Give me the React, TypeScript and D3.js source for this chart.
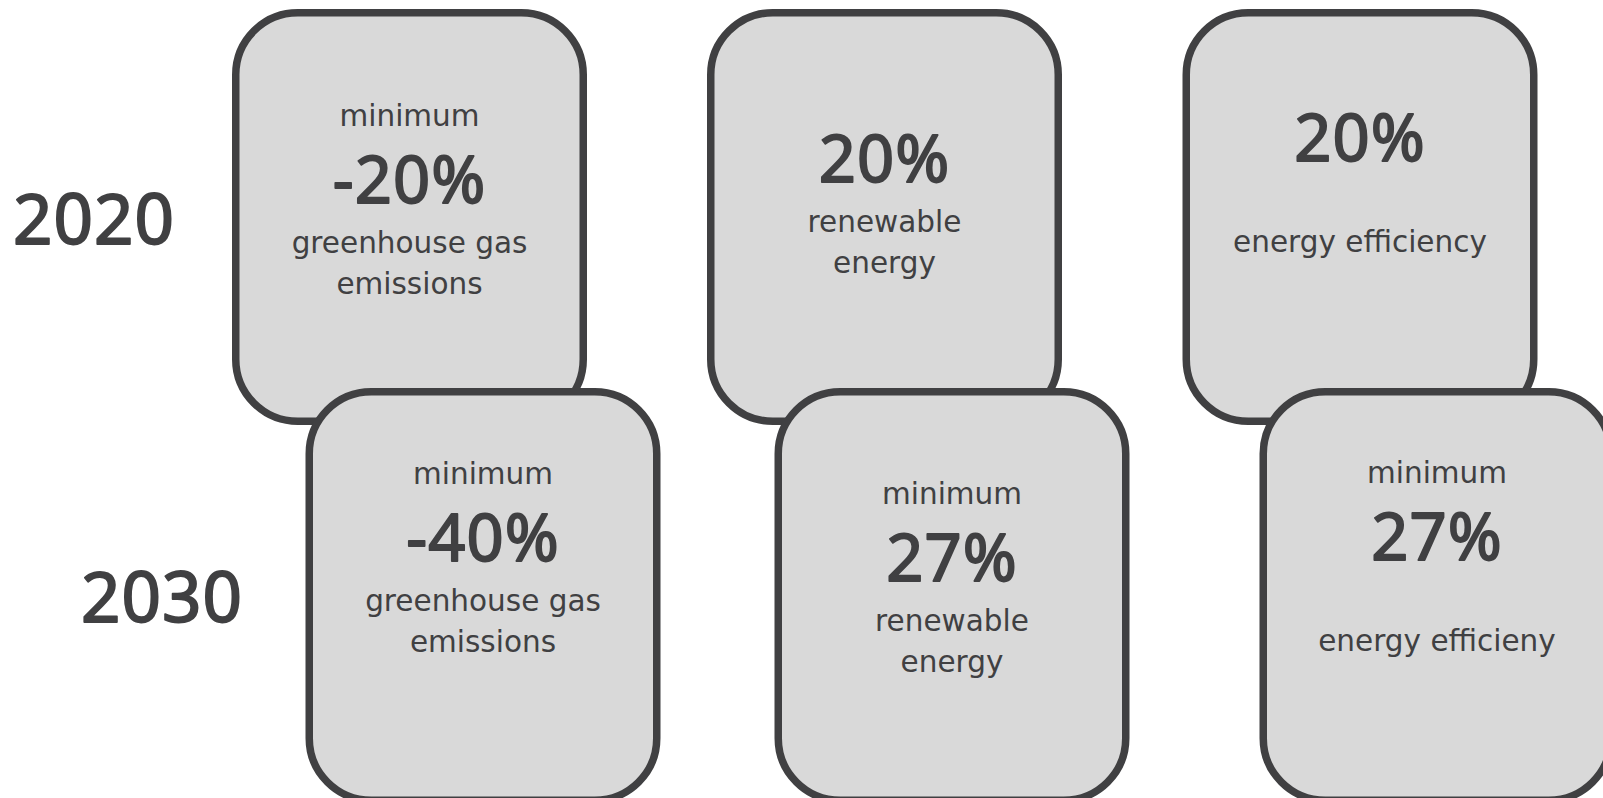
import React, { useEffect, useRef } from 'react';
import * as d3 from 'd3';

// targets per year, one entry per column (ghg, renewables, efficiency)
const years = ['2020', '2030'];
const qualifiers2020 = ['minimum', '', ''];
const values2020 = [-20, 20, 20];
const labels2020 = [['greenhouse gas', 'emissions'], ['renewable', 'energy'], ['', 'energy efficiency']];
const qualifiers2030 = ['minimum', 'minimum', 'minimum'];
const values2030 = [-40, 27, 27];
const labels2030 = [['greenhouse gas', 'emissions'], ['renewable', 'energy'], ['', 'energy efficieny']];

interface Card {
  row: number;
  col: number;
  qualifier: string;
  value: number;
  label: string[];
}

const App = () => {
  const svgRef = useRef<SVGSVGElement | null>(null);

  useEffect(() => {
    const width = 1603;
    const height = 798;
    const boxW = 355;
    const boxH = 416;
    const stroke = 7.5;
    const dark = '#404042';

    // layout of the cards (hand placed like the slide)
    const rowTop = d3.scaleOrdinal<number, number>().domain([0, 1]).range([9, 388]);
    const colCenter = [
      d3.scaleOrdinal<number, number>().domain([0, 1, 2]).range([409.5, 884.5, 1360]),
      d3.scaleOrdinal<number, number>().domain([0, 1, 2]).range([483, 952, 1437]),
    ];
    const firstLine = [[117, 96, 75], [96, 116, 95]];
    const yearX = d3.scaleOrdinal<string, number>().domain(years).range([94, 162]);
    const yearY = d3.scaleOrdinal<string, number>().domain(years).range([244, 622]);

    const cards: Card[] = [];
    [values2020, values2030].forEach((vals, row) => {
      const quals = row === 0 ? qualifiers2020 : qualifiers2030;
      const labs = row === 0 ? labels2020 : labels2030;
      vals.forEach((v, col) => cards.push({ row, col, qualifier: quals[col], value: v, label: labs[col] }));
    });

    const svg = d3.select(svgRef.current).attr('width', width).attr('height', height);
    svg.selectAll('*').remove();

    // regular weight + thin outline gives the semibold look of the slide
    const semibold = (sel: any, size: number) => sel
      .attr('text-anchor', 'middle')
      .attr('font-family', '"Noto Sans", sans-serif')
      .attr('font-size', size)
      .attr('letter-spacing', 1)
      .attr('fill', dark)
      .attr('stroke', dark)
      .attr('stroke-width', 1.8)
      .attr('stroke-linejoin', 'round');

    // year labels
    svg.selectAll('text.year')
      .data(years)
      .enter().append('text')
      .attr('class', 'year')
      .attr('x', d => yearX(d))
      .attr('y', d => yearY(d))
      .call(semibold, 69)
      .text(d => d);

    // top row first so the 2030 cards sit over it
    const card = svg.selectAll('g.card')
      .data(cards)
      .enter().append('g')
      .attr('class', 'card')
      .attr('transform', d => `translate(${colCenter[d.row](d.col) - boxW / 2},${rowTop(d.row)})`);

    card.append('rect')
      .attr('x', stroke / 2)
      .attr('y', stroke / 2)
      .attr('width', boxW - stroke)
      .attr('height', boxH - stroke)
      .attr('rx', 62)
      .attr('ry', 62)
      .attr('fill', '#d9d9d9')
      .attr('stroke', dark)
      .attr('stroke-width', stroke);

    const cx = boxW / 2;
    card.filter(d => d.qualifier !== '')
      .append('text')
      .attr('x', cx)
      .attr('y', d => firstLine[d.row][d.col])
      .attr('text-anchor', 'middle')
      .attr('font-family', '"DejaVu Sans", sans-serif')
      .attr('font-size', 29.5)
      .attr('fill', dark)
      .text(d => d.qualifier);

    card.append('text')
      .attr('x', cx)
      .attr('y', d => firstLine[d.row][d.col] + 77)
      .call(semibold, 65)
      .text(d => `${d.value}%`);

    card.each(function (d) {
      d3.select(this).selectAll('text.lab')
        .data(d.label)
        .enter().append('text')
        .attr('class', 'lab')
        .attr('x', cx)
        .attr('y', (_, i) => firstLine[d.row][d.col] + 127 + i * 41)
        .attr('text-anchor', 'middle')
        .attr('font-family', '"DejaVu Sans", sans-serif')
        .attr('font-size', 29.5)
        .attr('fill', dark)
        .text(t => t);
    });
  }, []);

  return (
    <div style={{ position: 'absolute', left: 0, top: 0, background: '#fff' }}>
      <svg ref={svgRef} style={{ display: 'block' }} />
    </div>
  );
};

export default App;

**What you should do:** Figure out how many lines of the data above include "React", then give the number and nothing more.

**Exercise solution:** 2